INSTRUCTION: Copy out each line of the data holding "Rebuild".

(Code that draws figures)
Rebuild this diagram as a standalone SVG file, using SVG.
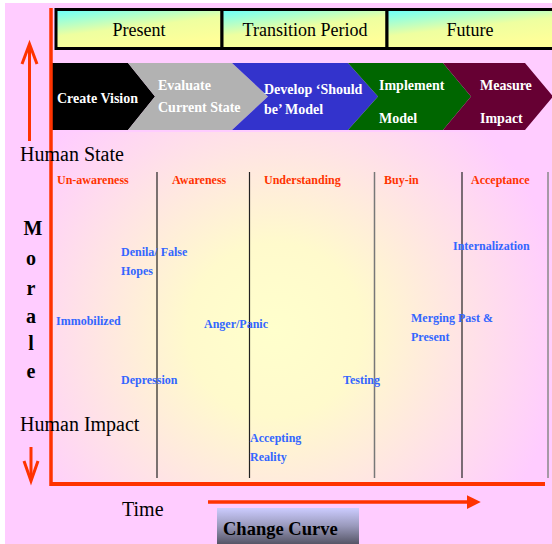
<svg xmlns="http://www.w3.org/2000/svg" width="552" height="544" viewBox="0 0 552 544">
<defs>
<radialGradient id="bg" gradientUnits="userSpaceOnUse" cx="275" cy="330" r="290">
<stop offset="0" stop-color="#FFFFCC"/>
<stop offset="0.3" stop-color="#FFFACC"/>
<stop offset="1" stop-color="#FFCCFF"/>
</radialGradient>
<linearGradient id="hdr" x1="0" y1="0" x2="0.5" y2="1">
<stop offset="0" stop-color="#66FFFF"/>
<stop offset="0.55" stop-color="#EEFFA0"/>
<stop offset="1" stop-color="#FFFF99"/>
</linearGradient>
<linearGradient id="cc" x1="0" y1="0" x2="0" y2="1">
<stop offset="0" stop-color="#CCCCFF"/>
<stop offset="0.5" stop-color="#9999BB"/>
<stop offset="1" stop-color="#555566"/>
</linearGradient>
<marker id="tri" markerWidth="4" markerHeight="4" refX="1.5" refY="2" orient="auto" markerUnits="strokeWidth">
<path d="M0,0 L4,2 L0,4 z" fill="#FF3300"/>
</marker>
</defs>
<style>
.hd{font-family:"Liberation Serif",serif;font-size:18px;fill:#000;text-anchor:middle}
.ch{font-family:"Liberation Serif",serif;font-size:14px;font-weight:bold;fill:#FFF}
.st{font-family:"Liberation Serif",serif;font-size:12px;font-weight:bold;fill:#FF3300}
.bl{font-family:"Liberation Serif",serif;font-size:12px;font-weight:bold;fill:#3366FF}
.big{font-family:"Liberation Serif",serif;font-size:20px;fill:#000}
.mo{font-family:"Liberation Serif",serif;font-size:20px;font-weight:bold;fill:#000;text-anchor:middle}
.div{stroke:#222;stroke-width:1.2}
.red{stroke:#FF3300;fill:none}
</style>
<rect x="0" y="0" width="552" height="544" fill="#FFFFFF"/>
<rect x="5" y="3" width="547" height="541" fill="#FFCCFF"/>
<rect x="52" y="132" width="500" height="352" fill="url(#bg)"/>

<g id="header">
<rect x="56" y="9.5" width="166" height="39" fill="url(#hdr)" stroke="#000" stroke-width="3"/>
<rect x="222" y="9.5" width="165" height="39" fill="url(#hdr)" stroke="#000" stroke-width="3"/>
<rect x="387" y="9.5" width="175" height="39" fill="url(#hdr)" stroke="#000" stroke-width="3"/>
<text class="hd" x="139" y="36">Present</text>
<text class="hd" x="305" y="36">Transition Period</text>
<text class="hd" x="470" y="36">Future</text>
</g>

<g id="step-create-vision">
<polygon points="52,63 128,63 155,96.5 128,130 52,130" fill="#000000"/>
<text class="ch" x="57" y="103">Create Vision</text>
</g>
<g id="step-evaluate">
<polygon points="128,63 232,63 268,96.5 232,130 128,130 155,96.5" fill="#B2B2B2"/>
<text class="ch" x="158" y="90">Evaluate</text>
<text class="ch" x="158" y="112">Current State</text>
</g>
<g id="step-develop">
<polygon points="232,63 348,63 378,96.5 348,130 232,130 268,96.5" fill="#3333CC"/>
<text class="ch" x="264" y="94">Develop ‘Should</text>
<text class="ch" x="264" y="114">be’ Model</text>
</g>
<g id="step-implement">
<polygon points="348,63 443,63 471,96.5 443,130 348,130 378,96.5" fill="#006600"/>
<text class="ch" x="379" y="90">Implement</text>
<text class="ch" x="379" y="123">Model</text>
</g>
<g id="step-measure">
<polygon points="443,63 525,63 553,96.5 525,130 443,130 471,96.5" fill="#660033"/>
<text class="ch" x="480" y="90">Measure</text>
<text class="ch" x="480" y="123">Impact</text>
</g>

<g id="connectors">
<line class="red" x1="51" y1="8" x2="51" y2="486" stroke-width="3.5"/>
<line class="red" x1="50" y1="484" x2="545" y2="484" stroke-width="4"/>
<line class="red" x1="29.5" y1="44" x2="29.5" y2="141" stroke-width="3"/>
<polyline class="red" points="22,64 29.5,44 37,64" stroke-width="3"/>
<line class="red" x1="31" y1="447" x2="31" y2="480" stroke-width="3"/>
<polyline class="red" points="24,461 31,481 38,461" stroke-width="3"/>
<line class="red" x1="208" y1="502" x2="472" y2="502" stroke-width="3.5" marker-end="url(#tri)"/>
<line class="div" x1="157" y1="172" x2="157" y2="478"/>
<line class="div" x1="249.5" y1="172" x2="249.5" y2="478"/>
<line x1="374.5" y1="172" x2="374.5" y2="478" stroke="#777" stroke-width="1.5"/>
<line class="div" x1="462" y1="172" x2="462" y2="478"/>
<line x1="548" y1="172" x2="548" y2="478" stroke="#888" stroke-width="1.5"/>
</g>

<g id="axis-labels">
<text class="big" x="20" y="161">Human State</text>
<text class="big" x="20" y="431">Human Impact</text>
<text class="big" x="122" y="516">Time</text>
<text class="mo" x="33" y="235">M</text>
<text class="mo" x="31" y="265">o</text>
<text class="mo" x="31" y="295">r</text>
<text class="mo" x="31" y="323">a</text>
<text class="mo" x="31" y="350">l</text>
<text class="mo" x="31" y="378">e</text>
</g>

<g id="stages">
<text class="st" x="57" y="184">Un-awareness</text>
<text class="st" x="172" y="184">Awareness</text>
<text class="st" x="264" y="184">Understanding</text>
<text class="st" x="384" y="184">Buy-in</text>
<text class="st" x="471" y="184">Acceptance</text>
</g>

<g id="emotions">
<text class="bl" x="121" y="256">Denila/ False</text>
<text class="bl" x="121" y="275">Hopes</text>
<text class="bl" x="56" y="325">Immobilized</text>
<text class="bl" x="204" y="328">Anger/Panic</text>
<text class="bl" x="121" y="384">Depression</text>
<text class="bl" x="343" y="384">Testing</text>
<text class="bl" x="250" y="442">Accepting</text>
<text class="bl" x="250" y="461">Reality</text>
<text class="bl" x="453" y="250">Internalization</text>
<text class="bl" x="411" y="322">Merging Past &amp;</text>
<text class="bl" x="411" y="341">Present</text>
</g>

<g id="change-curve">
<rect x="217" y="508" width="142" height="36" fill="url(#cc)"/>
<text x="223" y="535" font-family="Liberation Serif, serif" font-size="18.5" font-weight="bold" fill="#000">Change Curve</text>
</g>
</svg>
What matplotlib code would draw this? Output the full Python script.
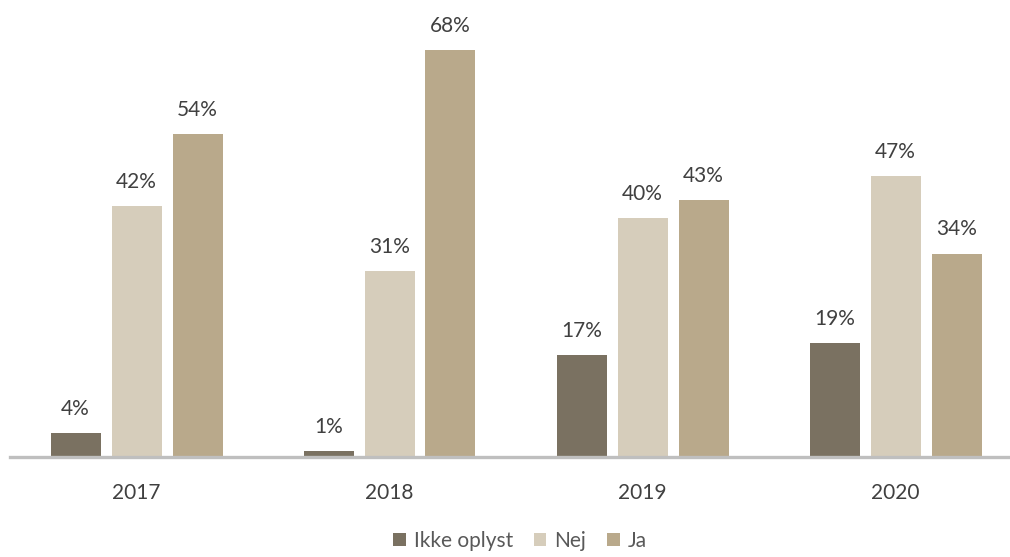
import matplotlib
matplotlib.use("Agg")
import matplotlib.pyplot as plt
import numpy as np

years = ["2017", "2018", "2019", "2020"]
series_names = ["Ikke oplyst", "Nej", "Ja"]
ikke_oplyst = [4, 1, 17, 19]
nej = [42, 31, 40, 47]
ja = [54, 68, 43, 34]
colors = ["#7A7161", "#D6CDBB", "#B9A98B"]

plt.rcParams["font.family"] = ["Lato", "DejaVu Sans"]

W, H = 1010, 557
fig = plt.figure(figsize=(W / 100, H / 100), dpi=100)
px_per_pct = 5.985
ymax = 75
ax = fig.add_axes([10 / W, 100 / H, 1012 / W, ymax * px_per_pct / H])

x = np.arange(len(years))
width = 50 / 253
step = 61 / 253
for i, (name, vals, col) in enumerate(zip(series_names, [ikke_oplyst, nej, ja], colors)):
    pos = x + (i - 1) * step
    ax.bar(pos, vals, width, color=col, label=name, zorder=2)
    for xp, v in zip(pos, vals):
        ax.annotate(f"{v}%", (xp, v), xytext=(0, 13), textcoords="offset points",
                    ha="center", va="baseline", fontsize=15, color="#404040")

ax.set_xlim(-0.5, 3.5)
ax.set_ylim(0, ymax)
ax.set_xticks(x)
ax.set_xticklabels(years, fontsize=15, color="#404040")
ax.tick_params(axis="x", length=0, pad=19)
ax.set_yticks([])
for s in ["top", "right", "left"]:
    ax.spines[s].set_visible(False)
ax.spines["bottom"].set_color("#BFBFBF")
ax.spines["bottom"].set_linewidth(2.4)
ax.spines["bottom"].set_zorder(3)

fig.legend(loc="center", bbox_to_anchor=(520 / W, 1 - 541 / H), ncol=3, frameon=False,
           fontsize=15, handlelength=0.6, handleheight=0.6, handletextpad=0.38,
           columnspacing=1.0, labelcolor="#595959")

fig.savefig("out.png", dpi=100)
* * *
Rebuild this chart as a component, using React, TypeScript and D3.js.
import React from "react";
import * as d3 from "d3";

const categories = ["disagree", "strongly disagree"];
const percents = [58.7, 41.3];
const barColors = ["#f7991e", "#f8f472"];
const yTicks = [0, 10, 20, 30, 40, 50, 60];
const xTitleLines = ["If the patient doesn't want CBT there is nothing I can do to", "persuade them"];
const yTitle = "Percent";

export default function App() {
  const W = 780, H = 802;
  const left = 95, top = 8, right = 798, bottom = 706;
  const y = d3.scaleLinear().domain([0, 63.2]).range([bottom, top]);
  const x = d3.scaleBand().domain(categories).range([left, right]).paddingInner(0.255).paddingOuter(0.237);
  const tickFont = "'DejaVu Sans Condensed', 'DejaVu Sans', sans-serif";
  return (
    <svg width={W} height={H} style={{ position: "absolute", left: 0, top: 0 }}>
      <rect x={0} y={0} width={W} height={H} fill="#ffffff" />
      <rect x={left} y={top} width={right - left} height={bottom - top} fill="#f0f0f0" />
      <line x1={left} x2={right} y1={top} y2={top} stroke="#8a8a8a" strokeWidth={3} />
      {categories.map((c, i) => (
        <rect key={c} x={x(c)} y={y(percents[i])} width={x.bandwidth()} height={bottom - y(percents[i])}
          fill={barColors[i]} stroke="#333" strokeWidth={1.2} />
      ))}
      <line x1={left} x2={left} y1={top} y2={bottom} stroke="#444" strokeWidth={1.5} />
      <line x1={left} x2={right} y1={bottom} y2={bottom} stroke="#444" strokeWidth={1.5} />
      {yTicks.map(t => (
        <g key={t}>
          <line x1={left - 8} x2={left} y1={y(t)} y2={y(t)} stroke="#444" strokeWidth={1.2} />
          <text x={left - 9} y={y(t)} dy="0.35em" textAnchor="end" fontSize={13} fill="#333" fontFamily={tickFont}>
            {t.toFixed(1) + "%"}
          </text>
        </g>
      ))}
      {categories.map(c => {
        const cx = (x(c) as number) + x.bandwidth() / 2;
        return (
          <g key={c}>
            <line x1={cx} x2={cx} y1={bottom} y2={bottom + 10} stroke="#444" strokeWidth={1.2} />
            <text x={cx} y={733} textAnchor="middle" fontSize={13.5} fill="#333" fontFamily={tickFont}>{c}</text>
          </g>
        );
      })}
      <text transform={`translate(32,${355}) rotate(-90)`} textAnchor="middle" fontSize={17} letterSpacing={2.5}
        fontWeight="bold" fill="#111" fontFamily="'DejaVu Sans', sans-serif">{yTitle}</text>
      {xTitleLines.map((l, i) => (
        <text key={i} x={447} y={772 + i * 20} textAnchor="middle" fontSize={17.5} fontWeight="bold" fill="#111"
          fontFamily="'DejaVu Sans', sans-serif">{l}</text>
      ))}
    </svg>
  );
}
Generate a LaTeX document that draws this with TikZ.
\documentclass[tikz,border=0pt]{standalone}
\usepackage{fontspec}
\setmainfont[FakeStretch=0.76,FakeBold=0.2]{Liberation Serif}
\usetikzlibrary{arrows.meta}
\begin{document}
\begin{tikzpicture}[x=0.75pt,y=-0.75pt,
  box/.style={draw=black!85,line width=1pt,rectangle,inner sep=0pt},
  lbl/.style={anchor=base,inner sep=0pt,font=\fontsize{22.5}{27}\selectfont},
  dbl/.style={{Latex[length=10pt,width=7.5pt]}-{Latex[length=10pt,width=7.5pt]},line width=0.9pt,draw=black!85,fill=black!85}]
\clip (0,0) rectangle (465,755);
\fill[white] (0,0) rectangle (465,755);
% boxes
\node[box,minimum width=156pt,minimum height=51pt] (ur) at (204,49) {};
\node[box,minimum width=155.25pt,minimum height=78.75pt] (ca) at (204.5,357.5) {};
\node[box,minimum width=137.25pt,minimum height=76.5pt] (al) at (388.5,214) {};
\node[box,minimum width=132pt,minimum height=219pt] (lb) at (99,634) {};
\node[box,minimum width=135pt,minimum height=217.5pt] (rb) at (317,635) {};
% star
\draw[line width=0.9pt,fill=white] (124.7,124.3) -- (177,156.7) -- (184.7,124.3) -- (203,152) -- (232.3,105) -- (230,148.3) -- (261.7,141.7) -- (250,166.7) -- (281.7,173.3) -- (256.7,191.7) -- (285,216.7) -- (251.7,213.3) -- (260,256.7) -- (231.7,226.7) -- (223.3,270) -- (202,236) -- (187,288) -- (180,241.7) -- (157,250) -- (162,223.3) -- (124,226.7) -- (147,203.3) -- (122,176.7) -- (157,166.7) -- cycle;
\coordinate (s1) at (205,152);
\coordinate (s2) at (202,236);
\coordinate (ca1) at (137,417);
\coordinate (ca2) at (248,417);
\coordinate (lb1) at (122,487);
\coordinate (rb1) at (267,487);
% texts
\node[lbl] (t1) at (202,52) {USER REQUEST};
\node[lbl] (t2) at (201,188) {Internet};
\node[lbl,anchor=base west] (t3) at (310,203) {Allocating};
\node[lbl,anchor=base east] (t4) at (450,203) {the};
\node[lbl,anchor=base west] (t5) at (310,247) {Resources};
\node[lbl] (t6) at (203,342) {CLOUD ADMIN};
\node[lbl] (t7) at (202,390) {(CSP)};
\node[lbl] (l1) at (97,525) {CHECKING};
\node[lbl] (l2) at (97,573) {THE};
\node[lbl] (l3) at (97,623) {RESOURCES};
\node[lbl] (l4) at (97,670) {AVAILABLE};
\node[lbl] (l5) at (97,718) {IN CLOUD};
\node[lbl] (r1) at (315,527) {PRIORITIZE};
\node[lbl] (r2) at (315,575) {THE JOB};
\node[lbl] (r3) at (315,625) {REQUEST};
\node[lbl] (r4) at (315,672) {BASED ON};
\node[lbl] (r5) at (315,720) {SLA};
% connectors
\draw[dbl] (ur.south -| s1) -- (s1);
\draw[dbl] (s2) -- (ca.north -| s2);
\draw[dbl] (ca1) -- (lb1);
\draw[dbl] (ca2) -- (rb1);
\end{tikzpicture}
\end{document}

WRITTEN REPLY:
Rebuild this diagram as a standalone SVG file, using SVG.
Rebuild this chart as a component, using React, TypeScript and D3.js.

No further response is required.